The task » Write out the material again word for word, dropping any images it holds.

Data section »
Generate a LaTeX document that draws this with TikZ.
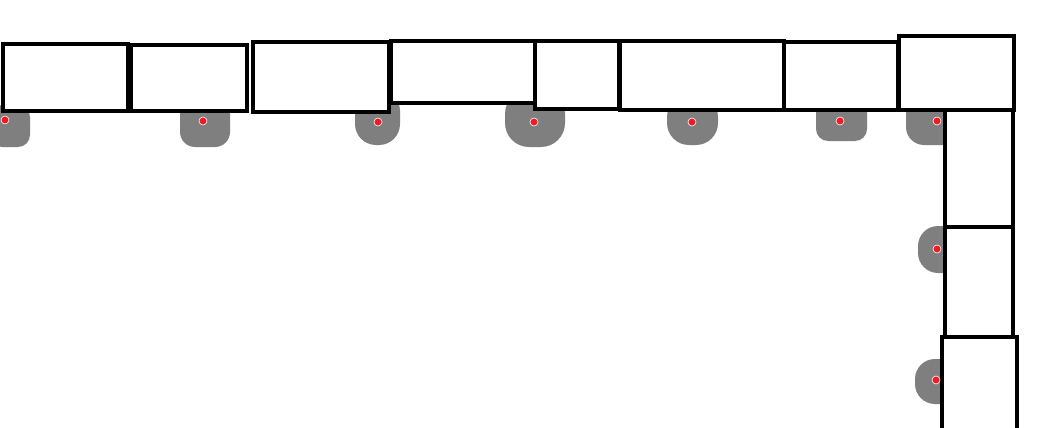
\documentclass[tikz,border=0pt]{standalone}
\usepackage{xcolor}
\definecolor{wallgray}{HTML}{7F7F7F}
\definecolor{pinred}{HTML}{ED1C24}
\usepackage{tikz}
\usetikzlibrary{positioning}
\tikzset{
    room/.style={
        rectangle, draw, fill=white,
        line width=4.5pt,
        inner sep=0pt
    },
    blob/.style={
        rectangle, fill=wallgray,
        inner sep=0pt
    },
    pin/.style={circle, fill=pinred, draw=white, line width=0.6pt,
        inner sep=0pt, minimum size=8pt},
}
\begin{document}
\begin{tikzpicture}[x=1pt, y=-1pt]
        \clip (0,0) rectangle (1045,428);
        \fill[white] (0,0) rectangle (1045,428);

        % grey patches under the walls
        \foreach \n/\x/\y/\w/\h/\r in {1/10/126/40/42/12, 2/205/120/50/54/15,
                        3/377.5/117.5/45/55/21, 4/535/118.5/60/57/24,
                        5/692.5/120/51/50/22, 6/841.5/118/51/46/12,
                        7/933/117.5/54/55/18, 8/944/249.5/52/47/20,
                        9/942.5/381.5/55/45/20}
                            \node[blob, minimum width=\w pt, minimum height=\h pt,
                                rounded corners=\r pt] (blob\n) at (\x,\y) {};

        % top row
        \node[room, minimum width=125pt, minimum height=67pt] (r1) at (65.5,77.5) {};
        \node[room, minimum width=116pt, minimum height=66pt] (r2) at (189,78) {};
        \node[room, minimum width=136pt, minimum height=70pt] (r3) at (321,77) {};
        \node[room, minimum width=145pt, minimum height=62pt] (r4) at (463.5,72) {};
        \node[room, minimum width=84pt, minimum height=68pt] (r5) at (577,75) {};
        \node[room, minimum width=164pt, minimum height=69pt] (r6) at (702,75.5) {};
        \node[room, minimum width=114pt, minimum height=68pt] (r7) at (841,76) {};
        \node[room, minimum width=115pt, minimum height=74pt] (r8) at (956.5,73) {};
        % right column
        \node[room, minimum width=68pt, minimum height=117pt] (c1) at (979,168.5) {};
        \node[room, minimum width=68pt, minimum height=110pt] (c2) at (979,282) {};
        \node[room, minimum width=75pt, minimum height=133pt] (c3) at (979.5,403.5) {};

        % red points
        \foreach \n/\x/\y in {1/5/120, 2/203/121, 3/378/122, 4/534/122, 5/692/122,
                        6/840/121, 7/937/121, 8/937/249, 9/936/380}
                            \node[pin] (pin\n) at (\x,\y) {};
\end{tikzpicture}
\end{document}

Complete answer »
Generate a LaTeX document that draws this with TikZ.
\documentclass[tikz,border=0pt]{standalone}
\usepackage{xcolor}
\definecolor{wallgray}{HTML}{7F7F7F}
\definecolor{pinred}{HTML}{ED1C24}
\usepackage{tikz}
\usetikzlibrary{positioning}
\tikzset{
    room/.style={
        rectangle, draw, fill=white,
        line width=4.5pt,
        inner sep=0pt
    },
    blob/.style={
        rectangle, fill=wallgray,
        inner sep=0pt
    },
    pin/.style={circle, fill=pinred, draw=white, line width=0.6pt,
        inner sep=0pt, minimum size=8pt},
}
\begin{document}
\begin{tikzpicture}[x=1pt, y=-1pt]
        \clip (0,0) rectangle (1045,428);
        \fill[white] (0,0) rectangle (1045,428);

        % grey patches under the walls
        \foreach \n/\x/\y/\w/\h/\r in {1/10/126/40/42/12, 2/205/120/50/54/15,
                        3/377.5/117.5/45/55/21, 4/535/118.5/60/57/24,
                        5/692.5/120/51/50/22, 6/841.5/118/51/46/12,
                        7/933/117.5/54/55/18, 8/944/249.5/52/47/20,
                        9/942.5/381.5/55/45/20}
                            \node[blob, minimum width=\w pt, minimum height=\h pt,
                                rounded corners=\r pt] (blob\n) at (\x,\y) {};

        % top row
        \node[room, minimum width=125pt, minimum height=67pt] (r1) at (65.5,77.5) {};
        \node[room, minimum width=116pt, minimum height=66pt] (r2) at (189,78) {};
        \node[room, minimum width=136pt, minimum height=70pt] (r3) at (321,77) {};
        \node[room, minimum width=145pt, minimum height=62pt] (r4) at (463.5,72) {};
        \node[room, minimum width=84pt, minimum height=68pt] (r5) at (577,75) {};
        \node[room, minimum width=164pt, minimum height=69pt] (r6) at (702,75.5) {};
        \node[room, minimum width=114pt, minimum height=68pt] (r7) at (841,76) {};
        \node[room, minimum width=115pt, minimum height=74pt] (r8) at (956.5,73) {};
        % right column
        \node[room, minimum width=68pt, minimum height=117pt] (c1) at (979,168.5) {};
        \node[room, minimum width=68pt, minimum height=110pt] (c2) at (979,282) {};
        \node[room, minimum width=75pt, minimum height=133pt] (c3) at (979.5,403.5) {};

        % red points
        \foreach \n/\x/\y in {1/5/120, 2/203/121, 3/378/122, 4/534/122, 5/692/122,
                        6/840/121, 7/937/121, 8/937/249, 9/936/380}
                            \node[pin] (pin\n) at (\x,\y) {};
\end{tikzpicture}
\end{document}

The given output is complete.